Exactly the lines from the one with "Write the Plotly code for this chart." through the one with "import plotly.graph_objects as go", inclusive, are to be repeated, and the pictures are not.

▼

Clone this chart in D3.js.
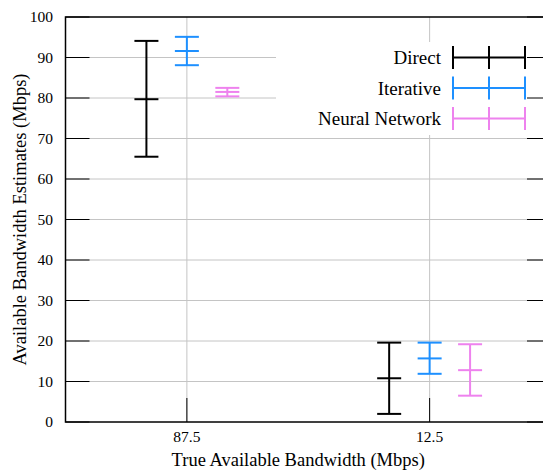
<!DOCTYPE html>
<html>
<head>
<meta charset="utf-8">
<script src="https://cdn.jsdelivr.net/npm/d3@7"></script>
<style>
  html, body { margin: 0; padding: 0; background: #fff; }
  svg { display: block; }
</style>
</head>
<body>
<svg id="chart" width="543" height="475"></svg>
<script>
/* ── Data ─────────────────────────────────────────────── */
const categories = ["87.5", "12.5"];
const seriesNames = ["Direct", "Iterative", "Neural Network"];
const seriesColors = ["#000000", "#1e90ff", "#ee82ee"];

const directMean = [79.7, 10.8];
const directLow = [65.5, 2.0];
const directHigh = [94.1, 19.6];

const iterativeMean = [91.6, 15.7];
const iterativeLow = [88.1, 11.9];
const iterativeHigh = [95.1, 19.6];

const neuralMean = [81.5, 12.8];
const neuralLow = [80.4, 6.5];
const neuralHigh = [82.5, 19.2];

const yTicks = [0, 10, 20, 30, 40, 50, 60, 70, 80, 90, 100];

/* ── Layout ───────────────────────────────────────────── */
const FONT = "'Liberation Serif', 'Times New Roman', Times, serif";
const svg = d3.select("#chart").attr("font-family", FONT);
const L = 65.5, R = 551, T = 17, B = 422;
const tickLen = 24, capHalf = 12;

const x = d3.scaleLinear().domain([0, categories.length]).range([L, R]);
const y = d3.scaleLinear().domain([0, 100]).range([B, T]);
const offsets = [-1 / 6, 0, 1 / 6];

const series = [
  { mean: directMean, low: directLow, high: directHigh },
  { mean: iterativeMean, low: iterativeLow, high: iterativeHigh },
  { mean: neuralMean, low: neuralLow, high: neuralHigh }
];

/* ── Grid ─────────────────────────────────────────────── */
const grid = svg.append("g").attr("stroke", "#c4c4c4").attr("stroke-width", 1);
yTicks.filter(v => v > 0 && v < 100).forEach(v => {
  grid.append("line").attr("x1", L).attr("x2", R).attr("y1", y(v)).attr("y2", y(v));
});
categories.forEach((c, i) => {
  grid.append("line").attr("x1", x(i + 0.5)).attr("x2", x(i + 0.5)).attr("y1", T).attr("y2", B);
});

/* ── Legend background ───────────────────────────────── */
svg.append("rect").attr("x", 276).attr("y", 42).attr("width", 300).attr("height", 93).attr("fill", "#fff");

/* ── Error bars ───────────────────────────────────────── */
series.forEach((s, si) => {
  const g = svg.append("g").attr("stroke", seriesColors[si]).attr("stroke-width", 2);
  categories.forEach((c, ci) => {
    const cx = x(ci + 0.5 + offsets[si]);
    g.append("line").attr("x1", cx).attr("x2", cx).attr("y1", y(s.low[ci])).attr("y2", y(s.high[ci]));
    [s.low[ci], s.mean[ci], s.high[ci]].forEach(v => {
      g.append("line").attr("x1", cx - capHalf).attr("x2", cx + capHalf).attr("y1", y(v)).attr("y2", y(v));
    });
  });
});

/* ── Ticks + border ───────────────────────────────────── */
const ticks = svg.append("g").attr("stroke", "#000").attr("stroke-width", 1);
yTicks.forEach(v => {
  ticks.append("line").attr("x1", L).attr("x2", L + tickLen).attr("y1", y(v)).attr("y2", y(v));
  ticks.append("line").attr("x1", R - tickLen).attr("x2", R).attr("y1", y(v)).attr("y2", y(v));
});
categories.forEach((c, i) => {
  ticks.append("line").attr("x1", x(i + 0.5)).attr("x2", x(i + 0.5)).attr("y1", B).attr("y2", B - tickLen);
});
svg.append("rect").attr("x", L).attr("y", T).attr("width", R - L).attr("height", B - T)
  .attr("fill", "none").attr("stroke", "#000").attr("stroke-width", 1.5);

/* ── Tick labels ──────────────────────────────────────── */
yTicks.forEach(v => {
  svg.append("text").attr("x", 53).attr("y", y(v)).attr("dy", "0.35em")
    .attr("font-family", FONT).attr("text-anchor", "end").attr("font-size", 15.5).text(v);
});
categories.forEach((c, i) => {
  svg.append("text").attr("x", x(i + 0.5)).attr("y", 442)
    .attr("font-family", FONT).attr("text-anchor", "middle").attr("font-size", 15.5).text(c);
});

/* ── Axis titles ──────────────────────────────────────── */
svg.append("text").attr("x", (L + 543) / 2 - 6).attr("y", 466).attr("text-anchor", "middle")
  .attr("font-family", FONT).attr("font-size", 18.5).text("True Available Bandwidth (Mbps)");
svg.append("text").attr("transform", `translate(26,${(T + B) / 2}) rotate(-90)`)
  .attr("font-family", FONT).attr("text-anchor", "middle").attr("font-size", 18.5)
  .text("Available Bandwidth Estimates (Mbps)");

/* ── Legend ───────────────────────────────────────────── */
const legRows = [57.5, 88, 118.5];
seriesNames.forEach((name, i) => {
  const ly = legRows[i];
  svg.append("text").attr("x", 441).attr("y", ly).attr("dy", "0.35em")
    .attr("font-family", FONT).attr("text-anchor", "end").attr("font-size", 19).text(name);
  const g = svg.append("g").attr("stroke", seriesColors[i]).attr("stroke-width", 2);
  g.append("line").attr("x1", 453).attr("x2", 525).attr("y1", ly).attr("y2", ly);
  [453, 489, 525].forEach(lx => {
    g.append("line").attr("x1", lx).attr("x2", lx).attr("y1", ly - 11.5).attr("y2", ly + 11.5);
  });
});
</script>
</body>
</html>
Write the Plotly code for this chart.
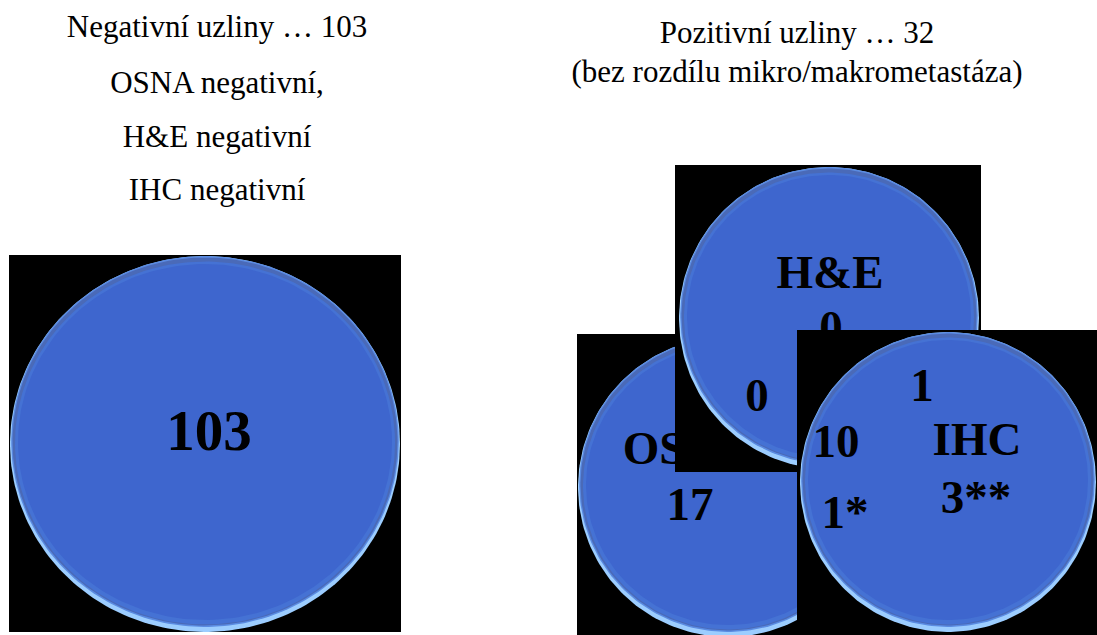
import numpy as np
import plotly.graph_objects as go

# ---------------- data ----------------
negative_title = ["Negativní uzliny … 103", "OSNA negativní,", "H&E negativní", "IHC negativní"]
positive_title = ["Pozitivní uzliny … 32", "(bez rozdílu mikro/makrometastáza)"]
negative_count = ["103"]
set_labels = ["OSNA", "H&E", "IHC"]
# Venn regions: OSNA only, H&E only, IHC only, OSNA∩H&E, H&E∩IHC, OSNA∩H&E∩IHC, OSNA∩IHC
region_values = ["17", "0", "3**", "0", "1", "10", "1*"]

# ---------------- layout geometry (pixels) ----------------
W, H = 1097, 635
FONT = "Liberation Serif, Times New Roman, serif"
FILL = "#3e66ce"

# card: square box + circle (cx, cy, rx, ry)
cards = {
    "neg":  dict(box=(9, 255, 401, 632), circ=(205, 444, 195, 188)),
    "OSNA": dict(box=(577, 334, 880, 640), circ=(728, 487, 150, 150)),
    "H&E":  dict(box=(675, 165, 981, 472), circ=(829, 318, 150, 151)),
    "IHC":  dict(box=(797, 330, 1100, 640), circ=(948, 482, 148, 150)),
}
set_label_pos = {"OSNA": (688, 452, 47), "H&E": (830, 276, 47), "IHC": (977, 443, 47)}
# region label positions (x, y, card it is printed on)
region_pos = [(690, 508, "OSNA"), (831, 331, "H&E"), (976, 501, "IHC"),
              (757, 399, "H&E"), (922, 389, "IHC"), (836, 445, "IHC"), (845, 516, "IHC")]

fig = go.Figure()


def ellipse(cx, cy, rx, ry, n=240):
    t = np.linspace(0, 2 * np.pi, n)
    return cx + rx * np.cos(t), cy + ry * np.sin(t)


def poly(x, y, color):
    fig.add_trace(go.Scatter(x=list(x), y=list(y), mode="lines", fill="toself",
                             fillcolor=color, line=dict(width=0, color=color),
                             hoverinfo="skip"))


def text(x, y, s, size, bold=True):
    fig.add_trace(go.Scatter(x=[x], y=[y], mode="text", text=[s],
                             textposition="middle center",
                             textfont=dict(family=FONT, size=size, color="black",
                                           weight="bold" if bold else "normal"),
                             hoverinfo="skip"))


def card(name):
    x0, y0, x1, y1 = cards[name]["box"]
    poly([x0, x1, x1, x0, x0], [y0, y0, y1, y1, y0], "black")
    cx, cy, rx, ry = cards[name]["circ"]
    poly(*ellipse(cx, cy, rx, ry), "#9ccdff")             # bottom highlight
    poly(*ellipse(cx, cy - 2.5, rx - 1.2, ry - 2.5), "#5a8be2")
    poly(*ellipse(cx, cy - 2.5, rx - 2.5, ry - 4), "#4a6ab8")
    poly(*ellipse(cx, cy - 1, rx - 5, ry - 6.5), "#4572d4")
    poly(*ellipse(cx, cy - 2, rx - 8, ry - 10), FILL)


# titles
for i, s in enumerate(negative_title):
    text(217, [29, 85, 139, 192][i], s, 31, bold=False)
for i, s in enumerate(positive_title):
    text(797, [35, 74][i], s, 31, bold=False)

# negative card
card("neg")
text(209, 436, negative_count[0], 57)

# positive Venn cards, drawn in stacking order
for name in set_labels:
    card(name)
    x, y, sz = set_label_pos[name]
    text(x, y, name, sz)
    for (rx_, ry_, on), val in zip(region_pos, region_values):
        if on == name:
            text(rx_, ry_, val, 47)

fig.update_layout(
    width=W, height=H, margin=dict(l=0, r=0, t=0, b=0),
    paper_bgcolor="white", plot_bgcolor="white", showlegend=False,
    hovermode=False,
    xaxis=dict(range=[0, W], visible=False, fixedrange=True),
    yaxis=dict(range=[H, 0], visible=False, fixedrange=True),
)
fig.write_html("out.html")
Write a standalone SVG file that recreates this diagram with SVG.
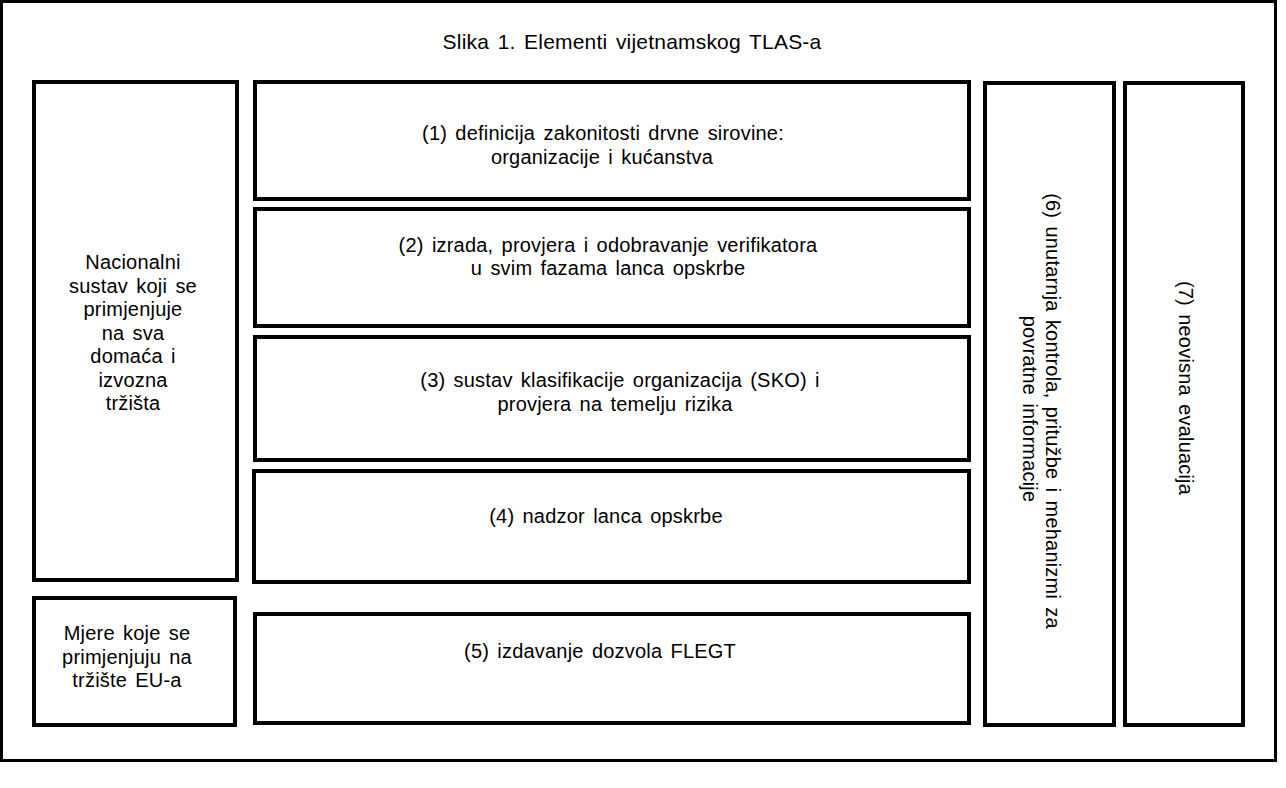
<svg xmlns="http://www.w3.org/2000/svg" width="1286" height="788" viewBox="0 0 1286 788">
<style>
.box{fill:#fff;stroke:#000;stroke-width:4}
.frame{fill:#fff;stroke:#000;stroke-width:3}
text{font-family:"Liberation Sans",Arial,Helvetica,sans-serif;font-size:20px;fill:#000;text-anchor:middle;word-spacing:2.5px;letter-spacing:0.2px}
.title{font-size:21px}
</style>
<rect width="1286" height="788" fill="#fff"/>
<g id="frame">
<rect class="frame" x="1.5" y="1.5" width="1274" height="759"/>
<text class="title" x="632" y="49">Slika 1. Elementi vijetnamskog TLAS-a</text>
</g>
<g id="national">
<rect class="box" x="34" y="82" width="203" height="498"/>
<text x="133" y="269">Nacionalni</text>
<text x="133" y="292.5">sustav koji se</text>
<text x="133" y="316">primjenjuje</text>
<text x="133" y="339.5">na sva</text>
<text x="133" y="363">domaća i</text>
<text x="133" y="386.5">izvozna</text>
<text x="133" y="410">tržišta</text>
</g>
<g id="eu">
<rect class="box" x="34" y="598" width="201" height="127"/>
<text x="127" y="640">Mjere koje se</text>
<text x="127" y="663.5">primjenjuju na</text>
<text x="127" y="687">tržište EU-a</text>
</g>
<g id="n1">
<rect class="box" x="255" y="82" width="714" height="117"/>
<text x="603" y="140">(1) definicija zakonitosti drvne sirovine:</text>
<text x="602" y="164">organizacije i kućanstva</text>
</g>
<g id="n2">
<rect class="box" x="255" y="209" width="714" height="117"/>
<text x="608" y="252">(2) izrada, provjera i odobravanje verifikatora</text>
<text x="608" y="275">u svim fazama lanca opskrbe</text>
</g>
<g id="n3">
<rect class="box" x="255" y="337" width="714" height="123"/>
<text x="620" y="387">(3) sustav klasifikacije organizacija (SKO) i</text>
<text x="615" y="411">provjera na temelju rizika</text>
</g>
<g id="n4">
<rect class="box" x="254" y="471" width="715" height="111"/>
<text x="606" y="523">(4) nadzor lanca opskrbe</text>
</g>
<g id="n5">
<rect class="box" x="255" y="614" width="714" height="109"/>
<text x="600" y="658">(5) izdavanje dozvola FLEGT</text>
</g>
<g id="n6">
<rect class="box" x="985" y="83" width="129" height="642"/>
<text transform="translate(1046,411) rotate(90)">(6) unutarnja kontrola, pritužbe i mehanizmi za</text>
<text transform="translate(1023,409) rotate(90)">povratne informacije</text>
</g>
<g id="n7">
<rect class="box" x="1125" y="83" width="118" height="642"/>
<text transform="translate(1179,388) rotate(90)">(7) neovisna evaluacija</text>
</g>
<g id="connectors"/>
</svg>
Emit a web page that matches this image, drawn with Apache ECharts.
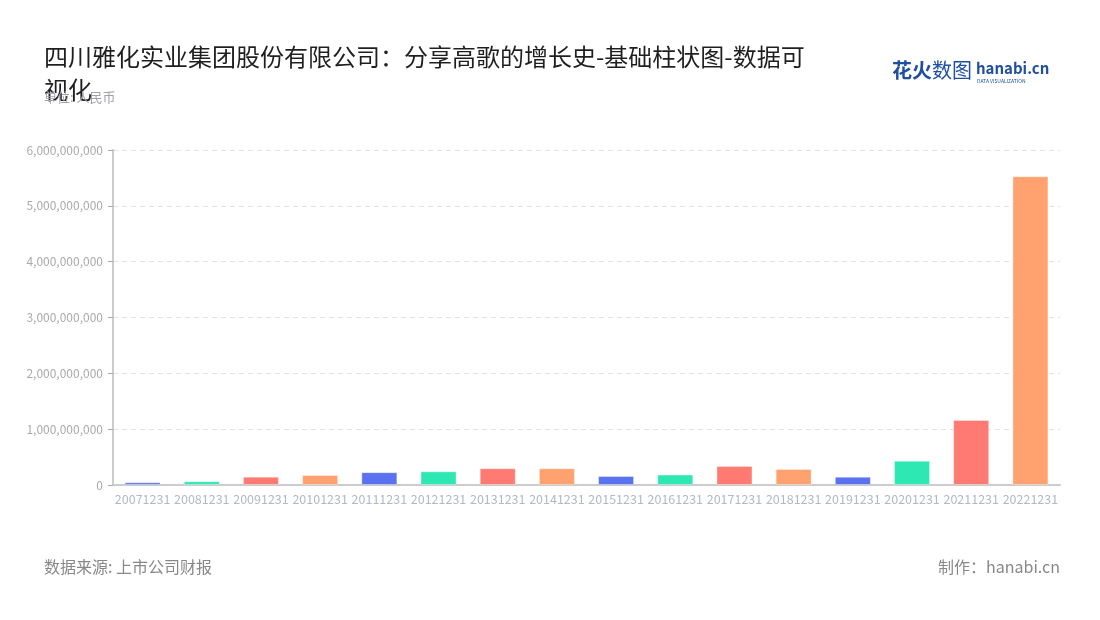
<!DOCTYPE html>
<html><head><meta charset="utf-8">
<script src="https://cdn.jsdelivr.net/npm/echarts@6/dist/echarts.min.js"></script>
<style>html,body{margin:0;padding:0;background:#fff}#c{width:1100px;height:620px}</style>
</head><body><div id="c"></div>
<script>
const categories = ['20071231','20081231','20091231','20101231','20111231','20121231','20131231','20141231','20151231','20161231','20171231','20181231','20191231','20201231','20211231','20221231'];
const values = [48000000,66000000,150000000,180000000,230000000,245000000,300000000,300000000,160000000,186000000,340000000,287000000,148000000,435000000,1164000000,5530000000];
const palette = ['#5a72ef','#2ee8b3','#ff7a73','#ffa26f'];
const titleText = '四川雅化实业集团股份有限公司：分享高歌的增长史-基础柱状图-数据可视化';
const unitText = '单位: 人民币';
const sourceText = '数据来源: 上市公司财报';
const makerText = '制作：hanabi.cn';

const font = '"Noto Sans CJK SC","Noto Sans",sans-serif';
const chart = echarts.init(document.getElementById('c'));
chart.setOption({
  animation: false,
  textStyle: {fontFamily: font},
  title: [
    {text: titleText, left: 39, top: 35, textStyle: {fontSize: 24, fontWeight: 'normal', color: '#1f1f1f', width: 775, overflow: 'break', lineHeight: 33, fontFamily: font}},
    {text: unitText, left: 39, top: 86, textStyle: {fontSize: 13, fontWeight: 'normal', color: '#a0a0a8', fontFamily: font}},
    {text: sourceText, left: 39, top: 554, textStyle: {fontSize: 16, fontWeight: 'normal', color: '#888', fontFamily: font}},
    {text: makerText, right: 35, top: 554, textStyle: {fontSize: 16, fontWeight: 'normal', color: '#888', fontFamily: font}}
  ],
  graphic: [
    {type: 'text', left: 892, top: 60, style: {text: '花火', fontSize: 20, fontWeight: 'bold', fill: '#1f4fa0', fontFamily: font}},
    {type: 'text', left: 932, top: 60, style: {text: '数图', fontSize: 20, fill: '#1f4fa0', fontFamily: font}},
    {type: 'text', left: 976, top: 61, style: {text: 'hanabi.cn', fontSize: 15, fontWeight: 'bold', fill: '#1f4fa0', fontFamily: font}},
    {type: 'text', left: 977, top: 79, style: {text: 'DATA VISUALIZATION', fontSize: 5, fill: '#1f4fa0', fontFamily: font}}
  ],
  grid: {left: 113, right: 40, top: 150, bottom: 135, containLabel: false},
  xAxis: {
    type: 'category', data: categories,
    axisLine: {lineStyle: {color: '#cccccc', width: 2}},
    axisTick: {alignWithLabel: true, lineStyle: {color: '#aaa'}},
    axisLabel: {interval: 0, color: '#b4b8c6', fontSize: 12.5, margin: 8}
  },
  yAxis: {
    type: 'value', min: 0, max: 6000000000, interval: 1000000000,
    axisLine: {show: true, lineStyle: {color: '#cccccc', width: 2}},
    axisTick: {show: true, lineStyle: {color: '#aaa'}},
    axisLabel: {color: '#aaaaaa', fontSize: 12, margin: 10, formatter: v => v.toLocaleString('en-US')},
    splitLine: {lineStyle: {color: '#e2e2e2', type: [5, 4]}}
  },
  series: [{
    type: 'bar', data: values, barWidth: 36,
    itemStyle: {color: p => palette[p.dataIndex % 4], borderWidth: 1, borderColor: 'rgba(255,255,255,0.35)'}
  }]
});
</script></body></html>
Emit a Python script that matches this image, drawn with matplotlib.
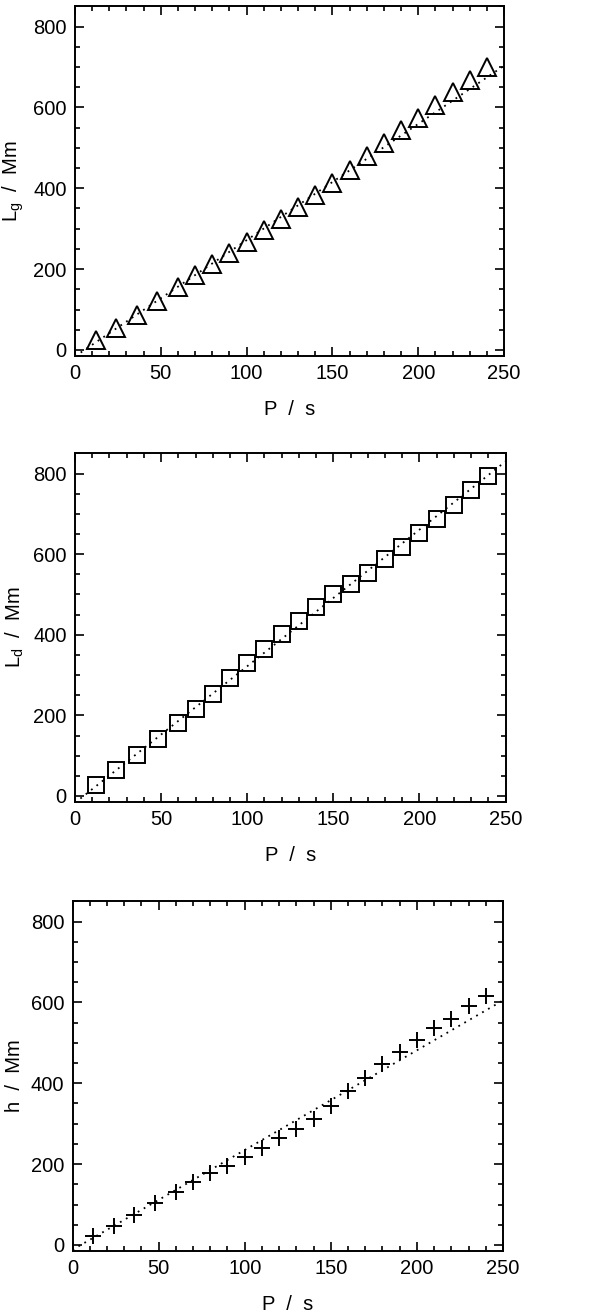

▲

CORRECT RESULT:
Write the Plotly code for this chart.
import numpy as np
import plotly.graph_objects as go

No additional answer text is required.